Take a delightful detour from the classic cannoli with our Choco-Matcha Cannoli. This fun twist brings together the rich flavors of chocolate and the earthy notes of matcha for a uniquely delicious dessert. Perfect for impressing guests or treating yourself!
All-purpose flour forms the base of our cannoli shells, providing structure and a light texture. Unsweetened cocoa powder adds a touch of chocolatey richness, balancing the sweetness of the filling. Granulated sugar sweetens the shell just enough without overpowering. A pinch of salt enhances all the flavors. Unsalted butter is used to give the dough a tender texture. Red wine adds moisture and a subtle depth of flavor to the dough. Ricotta cheese and mascarpone cheese create a creamy, rich filling. Powdered sugar sweetens the filling smoothly. Matcha powder infuses the filling with its distinctive taste and a pop of color. Vanilla extract rounds out the flavors. Finally, mini chocolate chips add delightful bursts of sweetness in the filling.

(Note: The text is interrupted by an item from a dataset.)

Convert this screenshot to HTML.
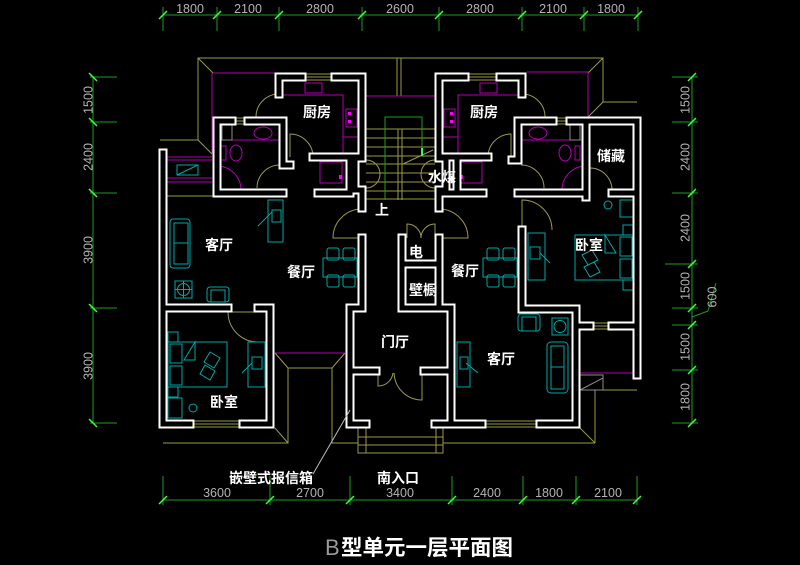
<!DOCTYPE html>
<html><head><meta charset="utf-8"><style>
html,body{margin:0;padding:0;background:#000;}
svg{display:block;}
.t{font-family:"Liberation Sans","Noto Sans CJK SC",sans-serif;fill:#fff;font-size:14px;font-weight:bold;text-anchor:middle;}
.d{font-family:"Liberation Sans",sans-serif;fill:#b4b4b4;font-size:12.5px;text-anchor:middle;}
</style></head><body>
<svg width="800" height="565" viewBox="0 0 800 565" xmlns="http://www.w3.org/2000/svg">
<rect width="800" height="565" fill="#000"/>
<defs>
<g id="w">
<path d="M279,94 V77 H302"/>
<path d="M335,77 H362 V158 H355 V190 H362 V208"/>
<path d="M313,157 H362"/>
<path d="M248,121 H283 V165 H290"/>
<path d="M232,121 H217 V193 H283"/>
<path d="M318,193 H350 V160"/>
<path d="M163,153 V424 H190"/>
<path d="M163,308 H228"/>
<path d="M258,308 H270 V424 H243"/>
<path d="M362,238 V308 H350 V424 H366"/>
<path d="M350,371 H376"/>
<path d="M402,238 V308 H451 V424"/>
<path d="M435,424 H482"/>
<path d="M439,238 V308"/>
<path d="M402,264 H439"/>
<path d="M424,371 H451"/>
<path d="M465,77 H439 V158 H446 V190 H439 V208"/>
<path d="M500,77 H522 V94"/>
<path d="M439,157 H488"/>
<path d="M457,160 V193"/>
<path d="M439,193 H483"/>
<path d="M512,160 H518 V121 H553"/>
<path d="M570,121 H637 V375"/>
<path d="M586,121 V197"/>
<path d="M518,193 H586"/>
<path d="M612,193 H637"/>
<path d="M522,230 V309 H576 V424 H540"/>
<path d="M576,326 H590"/>
<path d="M612,326 H637"/>
</g>
</defs>

<!-- yellow outer / site lines -->
<g fill="none" stroke="#9a9a48" stroke-width="1">
<path d="M160,140 H198 V58 H603 V102 H637"/>
<path d="M198,58 L213,73"/>
<path d="M603,58 L588,73"/>
<path d="M198,140 L212,154"/>
<path d="M603,102 L588,117"/>
<path d="M397,58 V96 M401,58 V96"/>
<path d="M167,196 H213"/>
<path d="M163,443 H288 V368 H332 V443 H358"/>
<path d="M275,428 L288,443"/>
<path d="M275,353 L288,368 M345,353 L332,368"/>
<path d="M358,428 V453 H443 V428"/>
<path d="M366,428 V453 M436,428 V453"/>
<path d="M358,437 H443 M358,445 H443"/>
<path d="M443,443 H595"/>
<path d="M580,428 L595,443"/>
<path d="M595,390 V443 M603,390 H637"/>
<!-- stair treads -->
<path d="M366,129 H435 M366,138 H435 M366,147 H435 M366,156 H435 M366,164 H435 M366,173 H435 M366,182 H435 M366,191 H435 M366,199 H435"/>
<path d="M398,129 V200 M402,129 V200"/>
<path d="M403,164 L433,150"/>
<!-- windows -->
<path d="M302,74 H335 M302,77 H335 M302,80 H335"/>
<path d="M465,74 H500 M465,77 H500 M465,80 H500"/>
<path d="M232,118 H248 M232,121 H248 M232,124 H248"/>
<path d="M553,118 H570 M553,121 H570 M553,124 H570"/>
<path d="M190,421 H243 M190,424 H243 M190,427 H243"/>
<path d="M482,421 H540 M482,424 H540 M482,427 H540"/>
<path d="M590,323 H612 M590,326 H612 M590,329 H612"/>
<!-- doors -->
<path d="M279,94 A23,23 0 0,0 256,117"/>
<path d="M290,157 V134 A23,23 0 0,1 313,157"/>
<path d="M257,188 A23,23 0 0,1 280,165"/>
<path d="M362,238 H333 A29,29 0 0,1 362,209"/>
<path d="M439,238 H468 A29,29 0 0,0 439,209"/>
<path d="M258,312 H228 A30,30 0 0,0 258,342"/>
<path d="M522,94 A23,23 0 0,1 545,117"/>
<path d="M511,157 V134 A23,23 0 0,0 488,157"/>
<path d="M544,188 A23,23 0 0,0 521,165"/>
<path d="M590,168 A22,22 0 0,1 612,190"/>
<path d="M522,230 V200 A30,30 0 0,1 552,230"/>
<path d="M407,238 V224 A14,14 0 0,1 421,238 M435,238 V224 A14,14 0 0,0 421,238"/>
<path d="M378,375 V386 A15,15 0 0,0 393,373"/>
<path d="M422,375 V400 A28,28 0 0,1 394,373"/>
<path d="M366,160 A14,14 0 0,1 380,174 M366,188 A14,14 0 0,0 380,174"/>
<path d="M435,160 A14,14 0 0,0 421,174 M435,188 A14,14 0 0,1 421,174"/>
</g>

<!-- green stair arrow -->
<g fill="none" stroke="#1f9a1f" stroke-width="1">
<path d="M385,200 V117 H422 V150"/>
</g>
<path d="M422,148 V156" stroke="#40ff40" stroke-width="2"/>

<!-- magenta -->
<g fill="none" stroke="#b400b4" stroke-width="1">
<path d="M213,73 H275"/>
<path d="M212,73 V153"/>
<path d="M527,72 H588 V117"/>
<path d="M362,96 H439"/>
<path d="M167,157 H212 M167,160 H212 M167,178 H212 M167,182 H212"/>
<path d="M275,353 H345"/>
<path d="M580,373 H633"/>
<path d="M283,95 H343 V155"/>
<rect x="305" y="83" width="17" height="10"/>
<rect x="346" y="109" width="11" height="18"/>
<rect x="320" y="162" width="22" height="21"/>
<rect x="343" y="137" width="15" height="17"/>
<path d="M518,95 H458 V155"/>
<rect x="480" y="83" width="17" height="10"/>
<rect x="444" y="109" width="11" height="18"/>
<rect x="460" y="162" width="22" height="21"/>
<rect x="443" y="137" width="15" height="17"/>
<path d="M217,140 H283"/>
<ellipse cx="263" cy="133" rx="9" ry="6"/>
<ellipse cx="236" cy="153" rx="6" ry="8"/>
<rect x="221" y="146" width="5" height="14"/>
<path d="M217,166 A24,24 0 0,1 241,190"/>
<path d="M518,140 H582"/>
<ellipse cx="538" cy="133" rx="9" ry="6"/>
<ellipse cx="565" cy="153" rx="6" ry="8"/>
<rect x="575" y="146" width="5" height="14"/>
<path d="M586,166 A24,24 0 0,0 562,190"/>
</g>
<g fill="#ff00ff">
<rect x="348" y="112" width="3" height="3"/><rect x="348" y="120" width="3" height="3"/>
<rect x="450" y="112" width="3" height="3"/><rect x="450" y="120" width="3" height="3"/>
<rect x="339" y="175" width="3" height="4"/><rect x="460" y="175" width="3" height="4"/>
</g>

<!-- gray bits -->
<g fill="none" stroke="#8a8a8a" stroke-width="1">
<rect x="222" y="125" width="10" height="15"/>
<rect x="570" y="125" width="10" height="15"/>
<rect x="580" y="375" width="23" height="15"/>
<path d="M580,390 L603,378"/>
</g>

<!-- cyan furniture -->
<g fill="none" stroke="#00a8a8" stroke-width="1">
<rect x="177" y="165" width="21" height="10"/><path d="M177,175 L198,165"/>
<rect x="170" y="219" width="20" height="49" rx="3"/>
<rect x="174" y="223" width="14" height="41"/><path d="M174,243 H188"/>
<rect x="207" y="287" width="22" height="15" rx="3"/><rect x="211" y="290" width="14" height="12"/>
<rect x="175" y="281" width="17" height="17"/><circle cx="183.5" cy="289.5" r="6"/>
<path d="M175,289.5 H192 M183.5,281 V298"/>
<rect x="268" y="200" width="15" height="42"/><rect x="272" y="210" width="9" height="12"/><path d="M258,226 L272,212"/>
<rect x="323" y="258" width="34" height="19"/>
<rect x="327" y="248" width="12" height="12" rx="2"/><rect x="343" y="248" width="12" height="12" rx="2"/>
<rect x="327" y="275" width="12" height="12" rx="2"/><rect x="343" y="275" width="12" height="12" rx="2"/>
<rect x="168" y="342" width="59" height="45"/>
<rect x="170" y="344" width="12" height="19"/><rect x="170" y="366" width="12" height="19"/>
<rect x="168" y="332" width="10" height="10"/><rect x="168" y="387" width="10" height="10"/>
<path d="M195,342 L184,360 H195 Z"/>
<path d="M210,352 L220,358 L214,368 L204,362 Z M205,365 L215,371 L210,380 L200,374 Z"/>
<rect x="248" y="342" width="17" height="45"/><rect x="252" y="357" width="10" height="12"/><path d="M242,373 L252,363"/>
<circle cx="193" cy="408" r="4"/><rect x="168" y="398" width="14" height="20"/>
<rect x="483" y="258" width="34" height="19"/>
<rect x="487" y="248" width="12" height="12" rx="2"/><rect x="503" y="248" width="12" height="12" rx="2"/>
<rect x="487" y="275" width="12" height="12" rx="2"/><rect x="503" y="275" width="12" height="12" rx="2"/>
<rect x="528" y="233" width="17" height="47"/><rect x="530" y="247" width="10" height="12"/><path d="M540,253 L550,263"/>
<rect x="575" y="235" width="58" height="45"/>
<rect x="620" y="237" width="12" height="19"/><rect x="620" y="259" width="12" height="19"/>
<rect x="623" y="225" width="10" height="10"/><rect x="623" y="280" width="10" height="10"/>
<path d="M605,235 L616,253 H605 Z"/>
<path d="M582,255 L592,250 L598,260 L588,265 Z M584,267 L594,262 L600,272 L590,277 Z"/>
<rect x="620" y="200" width="13" height="17"/><circle cx="608" cy="205" r="4"/>
<rect x="518" y="314" width="22" height="17" rx="3"/><rect x="522" y="317" width="14" height="14"/>
<rect x="552" y="318" width="16" height="17"/><circle cx="560" cy="326.5" r="6"/>
<rect x="547" y="342" width="21" height="51" rx="4"/><rect x="551" y="346" width="13" height="43"/><path d="M551,367 H564"/>
<rect x="457" y="342" width="13" height="45"/><rect x="460" y="357" width="8" height="12"/><path d="M466,363 L478,373"/>
</g>

<!-- walls -->
<use href="#w" fill="none" stroke="#fff" stroke-width="9" stroke-linecap="square" stroke-linejoin="miter"/>
<use href="#w" fill="none" stroke="#000" stroke-width="5" stroke-linecap="square" stroke-linejoin="miter"/>

<!-- dimensions -->
<g fill="none" stroke="#1f9a1f" stroke-width="1">
<path d="M163,15 H638"/>
<path d="M163,7 V31 M217,7 V31 M279,7 V31 M362,7 V31 M439,7 V31 M522,7 V31 M584,7 V31 M638,7 V31"/>
<path d="M93,77 V423"/>
<path d="M90,77 H117 M90,122 H117 M90,193 H117 M90,308 H117 M90,423 H117"/>
<path d="M692,77 V423"/>
<path d="M672,77 H698 M672,122 H698 M672,193 H698 M665,264 H698 M672,308 H698 M672,325 H698 M672,370 H698 M672,423 H698"/>
<path d="M692,317 L708,311 L716,283"/>
<path d="M163,500 H637"/>
<path d="M163,476 V505 M270,476 V505 M350,476 V505 M452,476 V505 M523,476 V505 M576,476 V505 M637,476 V505"/>
</g>
<g fill="none" stroke="#40ff40" stroke-width="1.5">
<path d="M159,19 L167,11 M213,19 L221,11 M275,19 L283,11 M358,19 L366,11 M435,19 L443,11 M518,19 L526,11 M580,19 L588,11 M634,19 L642,11"/>
<path d="M89,73 L97,81 M89,118 L97,126 M89,189 L97,197 M89,304 L97,312 M89,419 L97,427"/>
<path d="M688,81 L696,73 M688,126 L696,118 M688,197 L696,189 M688,268 L696,260 M688,312 L696,304 M688,329 L696,321 M688,374 L696,366 M688,427 L696,419"/>
<path d="M159,504 L167,496 M266,504 L274,496 M346,504 L354,496 M448,504 L456,496 M519,504 L527,496 M572,504 L580,496 M633,504 L641,496"/>
</g>

<g class="d">
<text x="190" y="13">1800</text>
<text x="248" y="13">2100</text>
<text x="320" y="13">2800</text>
<text x="400" y="13">2600</text>
<text x="480" y="13">2800</text>
<text x="553" y="13">2100</text>
<text x="611" y="13">1800</text>
<text x="217" y="497">3600</text>
<text x="310" y="497">2700</text>
<text x="400" y="497">3400</text>
<text x="487" y="497">2400</text>
<text x="549" y="497">1800</text>
<text x="608" y="497">2100</text>
<text x="88" y="104.5" transform="rotate(-90 88 100)">1500</text>
<text x="88" y="161.5" transform="rotate(-90 88 157)">2400</text>
<text x="88" y="254.5" transform="rotate(-90 88 250)">3900</text>
<text x="88" y="370.5" transform="rotate(-90 88 366)">3900</text>
<text x="685" y="104.5" transform="rotate(-90 685 100)">1500</text>
<text x="685" y="161.5" transform="rotate(-90 685 157)">2400</text>
<text x="685" y="232.5" transform="rotate(-90 685 228)">2400</text>
<text x="685" y="290.5" transform="rotate(-90 685 286)">1500</text>
<text x="685" y="351.5" transform="rotate(-90 685 347)">1500</text>
<text x="685" y="401.5" transform="rotate(-90 685 397)">1800</text>
<text x="712" y="301.5" transform="rotate(-90 712 297)">600</text>
</g>

<path d="M313,474 L350,410" stroke="#bdbdbd" stroke-width="1" fill="none"/>

<!-- room labels -->
<g class="t">
<text x="317" y="117">厨房</text>
<text x="484" y="117">厨房</text>
<text x="611" y="161">储藏</text>
<text x="442" y="182">水煤</text>
<text x="382" y="215">上</text>
<text x="219" y="250">客厅</text>
<text x="301" y="277">餐厅</text>
<text x="416" y="257">电</text>
<text x="423" y="295">壁橱</text>
<text x="465" y="276">餐厅</text>
<text x="589" y="250">卧室</text>
<text x="395" y="347">门厅</text>
<text x="501" y="364">客厅</text>
<text x="224" y="407">卧室</text>
<text x="271" y="483">嵌壁式报信箱</text>
<text x="398" y="483">南入口</text>
</g>

<!-- title -->
<text x="325" y="555" font-family="Liberation Sans, sans-serif" font-size="22" fill="#9a9a9a">B</text>
<text x="341" y="555" font-family="Liberation Sans, Noto Sans CJK SC, sans-serif" font-size="21.5" font-weight="bold" fill="#fff">型单元一层平面图</text>
</svg>
</body></html>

These Choco-Matcha Cannoli pair beautifully with a light green tea or a glass of dessert wine. For a special touch, dust them with a little extra powdered sugar before serving, or add a few fresh berries on the side for a pop of color and freshness.
Start by mixing the dry ingredients: in a medium bowl, combine the flour, cocoa powder, sugar, and salt. Add in the cubed butter and use your fingers or a pastry cutter to blend until the mixture resembles coarse crumbs. Then, beat in the egg and red wine until a dough forms. Knead the dough on a lightly floured surface until it's smooth and elastic, about five minutes. Wrap it in plastic wrap and let it chill in the fridge for about 30 minutes.
Once chilled, roll out the dough on a floured surface to about 1/8 inch thickness. Use a 4-inch round cutter to cut out circles. Wrap each circle around a cannoli tube, sealing the edges with a little water to ensure they stay together while frying.
Heat your vegetable oil in a deep pot to 350°F. Carefully fry the dough-wrapped tubes in the hot oil for 2-3 minutes or until they're golden brown and crispy. Remember to keep an eye on them so they don't overcook. Once done, let them drain on paper towels and cool completely before you remove the tubes.
Now, for the filling. In a separate bowl, mix the ricotta, mascarpone, powdered sugar, matcha powder, and vanilla extract until smooth and creamy. Gently fold in the mini chocolate chips, making sure they're evenly distributed.
To assemble, fill a piping bag with the matcha filling and carefully pipe it into the cooled cannoli shells. Serve immediately or refrigerate until ready to enjoy!